> Problem requirements
Return the material exactly, first line through the line containing "const y = d3.scaleLinear().domain([80, 130]).range([493, 32]);", and nothing more. Pictures stay out.

----

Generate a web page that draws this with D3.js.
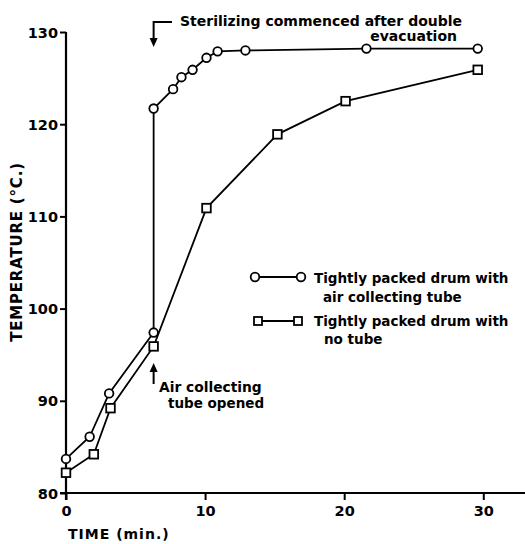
<!DOCTYPE html>
<html>
<head>
<meta charset="utf-8">
<script src="https://cdn.jsdelivr.net/npm/d3@7/dist/d3.min.js"></script>
<style>
  html, body { margin: 0; padding: 0; background: #fff; }
  svg { display: block; }
  text { font-family: "DejaVu Sans", sans-serif; font-weight: bold; fill: #000; }
</style>
</head>
<body>
<script>
// Data
const circleTime = [0, 1.7, 3.1, 6.3, 6.3, 7.7, 8.3, 9.1, 10.1, 10.9, 12.9, 21.6, 29.6];
const circleTemp = [83.7, 86.1, 90.8, 97.4, 121.7, 123.8, 125.1, 125.9, 127.2, 127.9, 128.0, 128.2, 128.2];
const squareTime = [0, 2.0, 3.2, 6.3, 10.1, 15.2, 20.1, 29.6];
const squareTemp = [82.2, 84.2, 89.2, 95.9, 110.9, 118.9, 122.5, 125.9];
const xTicks = [0, 10, 20, 30];
const yTicks = [80, 90, 100, 110, 120, 130];
const legendLabels = [["Tightly packed drum with", "air collecting tube"], ["Tightly packed drum with", "no tube"]];
const noteTop = ["Sterilizing commenced after double", "evacuation"];
const noteBottom = ["Air collecting", "tube opened"];

const W = 525, H = 544;
const svg = d3.select("body").append("svg").attr("width", W).attr("height", H);

const x = d3.scaleLinear().domain([0, 33]).range([66, 525]);
const y = d3.scaleLinear().domain([80, 130]).range([493, 32]);

// Axes
const yAxis = d3.axisLeft(y).tickValues(yTicks).tickSize(6).tickPadding(2).tickFormat(d3.format("d"));
const gy = svg.append("g").attr("transform", `translate(${x(0)},0)`).call(yAxis);
gy.select(".domain").attr("stroke", "#000").attr("stroke-width", 2.2).attr("d", `M0,${y(130)}V${y(80) + 7}`);
gy.selectAll(".tick line").attr("stroke", "#000").attr("stroke-width", 2);
gy.selectAll(".tick text").style("font-size", "14.5px").attr("dy", "0.35em");

const xAxis = d3.axisBottom(x).tickValues(xTicks).tickSize(7).tickPadding(6).tickFormat(d3.format("d"));
const gx = svg.append("g").attr("transform", `translate(0,${y(80)})`).call(xAxis);
gx.select(".domain").attr("stroke", "#000").attr("stroke-width", 2.2).attr("d", `M${x(0) - 6},0H${W}`);
gx.selectAll(".tick line").attr("stroke", "#000").attr("stroke-width", 2);
gx.selectAll(".tick text").style("font-size", "14.5px");

// Axis titles
svg.append("text").attr("transform", `translate(22,252) rotate(-90)`)
  .attr("text-anchor", "middle").style("font-size", "15px").style("letter-spacing", "0.8px")
  .text("TEMPERATURE (°C.)");
svg.append("text").attr("x", 68).attr("y", 539).style("font-size", "14px").style("letter-spacing", "1px")
  .text("TIME (min.)");

// Lines
const line = d3.line().x(d => x(d[0])).y(d => y(d[1]));
const cData = circleTime.map((t, i) => [t, circleTemp[i]]);
const sData = squareTime.map((t, i) => [t, squareTemp[i]]);

svg.append("path").datum(sData).attr("d", line).attr("fill", "none").attr("stroke", "#000").attr("stroke-width", 1.8);
svg.append("path").datum(cData).attr("d", line).attr("fill", "none").attr("stroke", "#000").attr("stroke-width", 1.8);

// Markers
svg.selectAll("circle.pt").data(cData).enter().append("circle").attr("class", "pt")
  .attr("cx", d => x(d[0])).attr("cy", d => y(d[1])).attr("r", 4.3)
  .attr("fill", "#fff").attr("stroke", "#000").attr("stroke-width", 1.8);
svg.selectAll("rect.pt").data(sData).enter().append("rect").attr("class", "pt")
  .attr("x", d => x(d[0]) - 4.3).attr("y", d => y(d[1]) - 4.3).attr("width", 8.6).attr("height", 8.6)
  .attr("fill", "#fff").attr("stroke", "#000").attr("stroke-width", 1.8);

// Legend
const lg = svg.append("g");
const fsL = "13.5px";
lg.append("line").attr("x1", 255).attr("x2", 301).attr("y1", 277).attr("y2", 277).attr("stroke", "#000").attr("stroke-width", 1.8);
[255, 301].forEach(cx => lg.append("circle").attr("cx", cx).attr("cy", 277).attr("r", 4.3).attr("fill", "#fff").attr("stroke", "#000").attr("stroke-width", 1.8));
lg.append("text").attr("x", 314).attr("y", 283).style("font-size", fsL).text(legendLabels[0][0]);
lg.append("text").attr("x", 323).attr("y", 302).style("font-size", fsL).text(legendLabels[0][1]);
lg.append("line").attr("x1", 258).attr("x2", 298).attr("y1", 321).attr("y2", 321).attr("stroke", "#000").attr("stroke-width", 1.8);
[258, 298].forEach(cx => lg.append("rect").attr("x", cx - 4).attr("y", 317).attr("width", 8).attr("height", 8).attr("fill", "#fff").attr("stroke", "#000").attr("stroke-width", 1.8));
lg.append("text").attr("x", 314).attr("y", 326).style("font-size", fsL).text(legendLabels[1][0]);
lg.append("text").attr("x", 324).attr("y", 344).style("font-size", fsL).text(legendLabels[1][1]);

// Annotations
const ax = x(6.3);
svg.append("path").attr("d", `M172,22H${ax}V40`).attr("fill", "none").attr("stroke", "#000").attr("stroke-width", 2);
svg.append("path").attr("d", `M${ax - 4},38L${ax},47L${ax + 4},38Z`).attr("fill", "#000");
svg.append("text").attr("x", 180).attr("y", 26).style("font-size", "14px").text(noteTop[0]);
svg.append("text").attr("x", 457).attr("y", 41).attr("text-anchor", "end").style("font-size", "14px").text(noteTop[1]);

svg.append("path").attr("d", `M${ax},384V370`).attr("fill", "none").attr("stroke", "#000").attr("stroke-width", 2);
svg.append("path").attr("d", `M${ax - 4},372L${ax},363L${ax + 4},372Z`).attr("fill", "#000");
svg.append("text").attr("x", 159).attr("y", 392).style("font-size", "13.8px").text(noteBottom[0]);
svg.append("text").attr("x", 168).attr("y", 408).style("font-size", "13.5px").text(noteBottom[1]);
</script>
</body>
</html>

----

> Written reply
Generate a web page that draws this with D3.js.
<!DOCTYPE html>
<html>
<head>
<meta charset="utf-8">
<script src="https://cdn.jsdelivr.net/npm/d3@7/dist/d3.min.js"></script>
<style>
  html, body { margin: 0; padding: 0; background: #fff; }
  svg { display: block; }
  text { font-family: "DejaVu Sans", sans-serif; font-weight: bold; fill: #000; }
</style>
</head>
<body>
<script>
// Data
const circleTime = [0, 1.7, 3.1, 6.3, 6.3, 7.7, 8.3, 9.1, 10.1, 10.9, 12.9, 21.6, 29.6];
const circleTemp = [83.7, 86.1, 90.8, 97.4, 121.7, 123.8, 125.1, 125.9, 127.2, 127.9, 128.0, 128.2, 128.2];
const squareTime = [0, 2.0, 3.2, 6.3, 10.1, 15.2, 20.1, 29.6];
const squareTemp = [82.2, 84.2, 89.2, 95.9, 110.9, 118.9, 122.5, 125.9];
const xTicks = [0, 10, 20, 30];
const yTicks = [80, 90, 100, 110, 120, 130];
const legendLabels = [["Tightly packed drum with", "air collecting tube"], ["Tightly packed drum with", "no tube"]];
const noteTop = ["Sterilizing commenced after double", "evacuation"];
const noteBottom = ["Air collecting", "tube opened"];

const W = 525, H = 544;
const svg = d3.select("body").append("svg").attr("width", W).attr("height", H);

const x = d3.scaleLinear().domain([0, 33]).range([66, 525]);
const y = d3.scaleLinear().domain([80, 130]).range([493, 32]);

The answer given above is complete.